Case Summary (G.R. No. L-59096)

Relevant Procedural and Factual Background

The trial court rendered judgment on June 7, 1972 awarding plaintiffs sums including P100,000.00 (compensatory and moral damages) and P41,000.00 (value of lost boat) “with legal interest from the filing of the complaint until paid.” On appeal the Court of Appeals modified and affirmed parts of the judgment (decision dated May 26, 1980). That decision became final on October 24, 1980 and was remanded for execution. In computing interest at execution, petitioners invoked Central Bank Circular No. 416 (July 29, 1974) to claim legal interest at 12% per annum; respondents and the lower court used Article 2209, fixing legal interest at 6% per annum.

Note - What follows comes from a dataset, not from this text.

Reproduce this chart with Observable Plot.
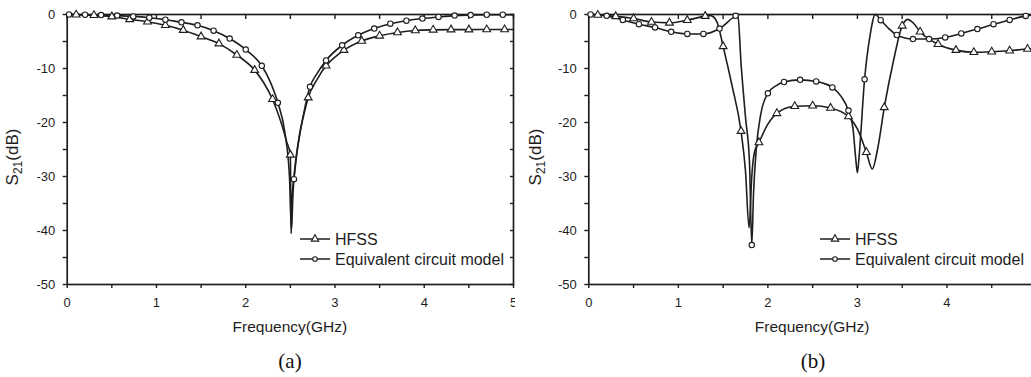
<!DOCTYPE html>
<html>
<head>
<meta charset="utf-8">
<script src="https://cdn.jsdelivr.net/npm/d3@7"></script>
<script src="https://cdn.jsdelivr.net/npm/@observablehq/plot@0.6"></script>
<style>
  html, body { margin: 0; padding: 0; background: #fff; }
  body { width: 1031px; height: 377px; overflow: hidden; position: relative; }
  .panel { position: absolute; top: 0; }
  .panel svg { max-width: none !important; }
  .panel svg g[aria-label$="tick label"] { font-size: 13px !important; }
  .cap { position: absolute; top: 349px; width: 80px; text-align: center;
         font-family: "Liberation Serif", "Times New Roman", serif; font-size: 21px; color: #111; }
</style>
</head>
<body>
<div id="pa" class="panel" style="left:0px;width:530px"></div>
<div id="pb" class="panel" style="left:515px;width:545px"></div>
<div class="cap" style="left:250px">(a)</div>
<div class="cap" style="left:773px">(b)</div>
<script>
// ---- data: [frequency (GHz), S21 (dB), marker shown (1/0)] ----
const hfssA = [
  [0, 0, 0], [0.1, -0.05, 1], [0.3, -0.15, 1], [0.5, -0.4, 1], [0.7, -0.9, 1],
  [0.9, -1.35, 1], [1.1, -2.0, 1], [1.3, -2.9, 1], [1.5, -4.1, 1], [1.7, -5.4, 1],
  [1.9, -7.5, 1], [2.1, -10.3, 1], [2.2, -12.6, 0], [2.3, -15.7, 1], [2.4, -20.2, 0],
  [2.46, -23.6, 0], [2.5, -26.0, 1], [2.508, -40.6, 0], [2.52, -34, 0], [2.55, -29, 0],
  [2.6, -22.5, 0], [2.65, -18.6, 0], [2.7, -15.4, 1], [2.8, -12.0, 0], [2.9, -9.5, 1],
  [3.0, -7.9, 0], [3.1, -6.6, 1], [3.3, -4.9, 1], [3.5, -3.95, 1], [3.7, -3.33, 1],
  [3.9, -2.95, 1], [4.1, -2.84, 1], [4.3, -2.8, 1], [4.5, -2.8, 1], [4.7, -2.78, 1],
  [4.9, -2.78, 1], [5.0, -2.78, 0]
];
const circuitA = [
  [0, 0, 0], [0.02, 0, 1], [0.2, -0.05, 1], [0.38, -0.1, 1], [0.56, -0.2, 1],
  [0.74, -0.35, 1], [0.92, -0.6, 1], [1.1, -0.95, 1], [1.28, -1.45, 1], [1.46, -2.0, 1],
  [1.64, -3.0, 1], [1.82, -4.45, 1], [2.0, -6.5, 1], [2.18, -9.5, 1], [2.27, -12.3, 0],
  [2.36, -16.35, 1], [2.44, -22, 0], [2.49, -30, 0], [2.512, -40, 0], [2.53, -33, 0],
  [2.54, -30.5, 1], [2.6, -22.8, 0], [2.65, -18.3, 0], [2.72, -13.4, 1], [2.8, -10.9, 0],
  [2.9, -8.5, 1], [3.08, -5.7, 1], [3.26, -3.85, 1], [3.44, -2.6, 1], [3.62, -1.7, 1],
  [3.8, -1.15, 1], [3.98, -0.75, 1], [4.16, -0.45, 1], [4.34, -0.2, 1], [4.52, -0.1, 1],
  [4.7, -0.05, 1], [4.88, -0.05, 1], [5.0, -0.05, 0]
];
const hfssB = [
  [0, 0, 0], [0.1, -0.1, 1], [0.3, -0.35, 1], [0.5, -0.75, 1], [0.7, -1.4, 1],
  [0.9, -1.55, 1], [1.1, -1.05, 1], [1.3, -0.3, 1], [1.36, -0.2, 0], [1.43, -1.3, 0],
  [1.5, -5.9, 1], [1.6, -13.2, 0], [1.7, -21.6, 1], [1.75, -29, 0], [1.79, -39.5, 0],
  [1.82, -30, 0], [1.85, -25.5, 0], [1.9, -23.7, 1], [2.0, -20.3, 0], [2.1, -18.3, 1],
  [2.3, -17.0, 1], [2.5, -16.9, 1], [2.7, -17.3, 1], [2.9, -18.9, 1], [3.0, -21.2, 0],
  [3.1, -25.5, 1], [3.166, -28.6, 0], [3.23, -24.5, 0], [3.3, -17.2, 1], [3.4, -8.8, 0],
  [3.5, -2.1, 1], [3.56, -0.9, 0], [3.62, -1.5, 0], [3.7, -3.2, 1], [3.9, -5.5, 1],
  [4.1, -6.6, 1], [4.3, -7.0, 1], [4.5, -6.9, 1], [4.7, -6.7, 1], [4.9, -6.4, 1],
  [5.0, -6.3, 0]
];
const circuitB = [
  [0, 0, 0], [0.02, 0, 1], [0.2, -0.25, 1], [0.38, -1.0, 1], [0.56, -1.8, 1],
  [0.74, -2.4, 1], [0.92, -3.2, 1], [1.1, -3.6, 1], [1.28, -3.6, 1], [1.46, -2.6, 1],
  [1.64, -0.25, 1], [1.665, -0.05, 0], [1.7, -9, 0], [1.75, -19, 0], [1.795, -27.5, 0],
  [1.82, -42.7, 1], [1.84, -33, 0], [1.87, -25, 0], [1.92, -18.5, 0], [2.0, -14.6, 1],
  [2.09, -13.2, 0], [2.18, -12.5, 1], [2.36, -12.1, 1], [2.54, -12.4, 1], [2.72, -13.5, 1],
  [2.82, -15.2, 0], [2.9, -17.8, 1], [2.95, -21, 0], [2.98, -26.5, 0], [3.0, -29.3, 0],
  [3.02, -26, 0], [3.08, -12, 1], [3.14, -4, 0], [3.2, 0, 0], [3.26, -1.05, 1],
  [3.35, -2.6, 0], [3.44, -3.8, 1], [3.62, -4.55, 1], [3.8, -4.55, 1], [3.98, -4.25, 1],
  [4.16, -3.5, 1], [4.34, -2.7, 1], [4.52, -1.8, 1], [4.7, -1.0, 1], [4.88, -0.26, 1],
  [5.0, 0, 0]
];
const xTickValues = [0, 0.5, 1, 1.5, 2, 2.5, 3, 3.5, 4, 4.5, 5];
const yTickValues = [-50, -45, -40, -35, -30, -25, -20, -15, -10, -5, 0];
const legendLabels = ["HFSS", "Equivalent circuit model"];
const xTitle = "Frequency(GHz)";

const INK = "#1e1e1e";
const FONT = "'Liberation Sans', Arial, sans-serif";

function panel(hfss, circ, cfg) {
  const H = 345;
  const fx = d => d[0], fy = d => d[1];
  const svg = Plot.plot({
    width: cfg.width, height: H,
    marginLeft: cfg.ml, marginRight: cfg.width - cfg.xEnd, marginTop: 14, marginBottom: H - 284,
    x: {domain: [0, 5]},
    y: {domain: [-50, 0]},
    style: {fontFamily: FONT, fontSize: "13px", color: INK, background: "white", overflow: "visible"},
    marks: [
      Plot.axisX({anchor: "bottom", ticks: xTickValues, tickSize: 4, tickPadding: 9, fontSize: 13,
        tickFormat: d => (Number.isInteger(d) && d <= cfg.maxLabel) ? String(d) : "", label: null, strokeWidth: 1.4}),
      Plot.axisX({anchor: "top", ticks: xTickValues, tickSize: -4, tickFormat: () => "", label: null, strokeWidth: 1.4}),
      Plot.axisY({anchor: "left", ticks: yTickValues, tickSize: 4, tickPadding: 8, fontSize: 13,
        tickFormat: d => d % 10 === 0 ? String(d) : "", label: null, strokeWidth: 1.4}),
      Plot.axisY({anchor: "right", ticks: yTickValues, tickSize: -4, tickFormat: () => "", label: null, strokeWidth: 1.4}),
      Plot.frame({stroke: INK, strokeWidth: 1.7}),
      Plot.line(hfss, {x: fx, y: fy, curve: "monotone-x", stroke: INK, strokeWidth: 1.6}),
      Plot.line(circ, {x: fx, y: fy, curve: "monotone-x", stroke: INK, strokeWidth: 1.6}),
      Plot.dot(hfss.filter(d => d[2]), {x: fx, y: fy, symbol: "triangle", r: 2.9, fill: "white", stroke: INK, strokeWidth: 1.1}),
      Plot.dot(circ.filter(d => d[2]), {x: fx, y: fy, symbol: "circle", r: 2.7, fill: "white", stroke: INK, strokeWidth: 1.1})
    ]
  });
  const s = d3.select(svg);
  // y-axis title with subscript
  const yt = s.append("text")
    .attr("transform", `translate(${cfg.yTitleX},157) rotate(-90)`)
    .attr("text-anchor", "middle").attr("fill", INK)
    .style("font-family", FONT).style("font-size", "17px");
  yt.append("tspan").text("S");
  yt.append("tspan").attr("dy", 4).style("font-size", "12px").text("21");
  yt.append("tspan").attr("dy", -4).text("(dB)");
  // x-axis title
  s.append("text").attr("x", (cfg.ml + cfg.xEnd) / 2).attr("y", 332)
    .attr("text-anchor", "middle").attr("fill", INK)
    .style("font-family", FONT).style("font-size", "15.5px").text(xTitle);
  // legend
  const lg = s.append("g").attr("transform", `translate(${cfg.legX},0)`);
  [239, 259].forEach((y, i) => {
    lg.append("line").attr("x1", 0).attr("x2", 30).attr("y1", y).attr("y2", y)
      .attr("stroke", INK).attr("stroke-width", 1.5);
    if (i === 0) {
      lg.append("path").attr("d", d3.symbol(d3.symbolTriangle, 24)())
        .attr("transform", `translate(15,${y})`).attr("fill", "white").attr("stroke", INK).attr("stroke-width", 1.1);
    } else {
      lg.append("circle").attr("cx", 15).attr("cy", y).attr("r", 2.3)
        .attr("fill", "white").attr("stroke", INK).attr("stroke-width", 1.1);
    }
    lg.append("text").attr("x", 35).attr("y", y).attr("dy", "0.36em").attr("fill", INK)
      .attr("text-anchor", "start")
      .style("font-family", FONT).style("font-size", "16px").text(legendLabels[i]);
  });
  return svg;
}

document.getElementById("pa").appendChild(
  panel(hfssA, circuitA, {width: 530, ml: 66.7, xEnd: 513, yTitleX: 18, legX: 300, maxLabel: 5}));
document.getElementById("pb").appendChild(
  panel(hfssB, circuitB, {width: 545, ml: 73.3, xEnd: 521, yTitleX: 25.5, legX: 305, maxLabel: 4}));
</script>
</body>
</html>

The lower court’s resolution fixed legal interest at 6% and issued writ of execution; petitioners’ motion for reconsideration was denied, prompting the petition for certiorari.

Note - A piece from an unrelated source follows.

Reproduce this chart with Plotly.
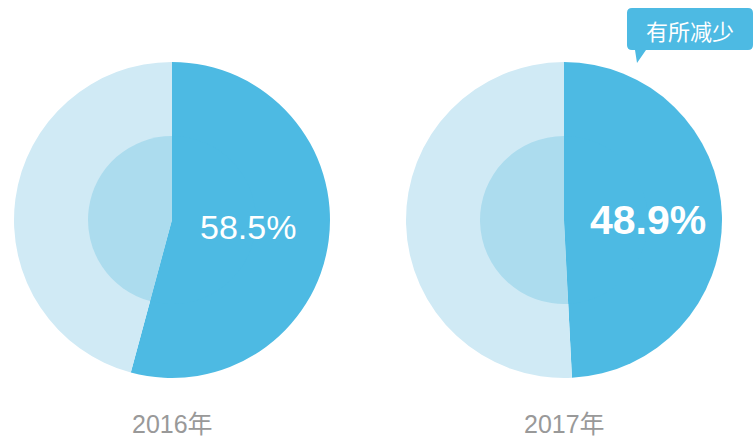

Petitioners’ Legal Argument

Petitioners asserted that Central Bank Circular No. 416, issued pursuant to authority under Act No. 2655 as amended (PD No. 116), prescribed that “the rate allowed in judgments, in the absence of express contract as to such rate of interest” shall be 12% per annum. Petitioners therefore contended that the judgment’s unexpressed rate falls squarely within the Circular’s language and that the correct legal interest is 12% per annum.

Respondents’ Legal Argument

Respondents contended that Article 2209 of the New Civil Code governs legal interest for obligations consisting of the payment of a sum of money when the debtor incurs delay and there is no stipulation of interest; it prescribes legal interest of 6% per annum. They argued that Central Bank Circular No. 416 and the Monetary Board’s authority under the amended Usury Law apply only to loans, forbearance of money, goods or credits, and judgments arising from such transactions—not to ordinary damage awards that do not involve loans or forbearance. Consequently, the legal interest for the judgment in question should be 6% per annum.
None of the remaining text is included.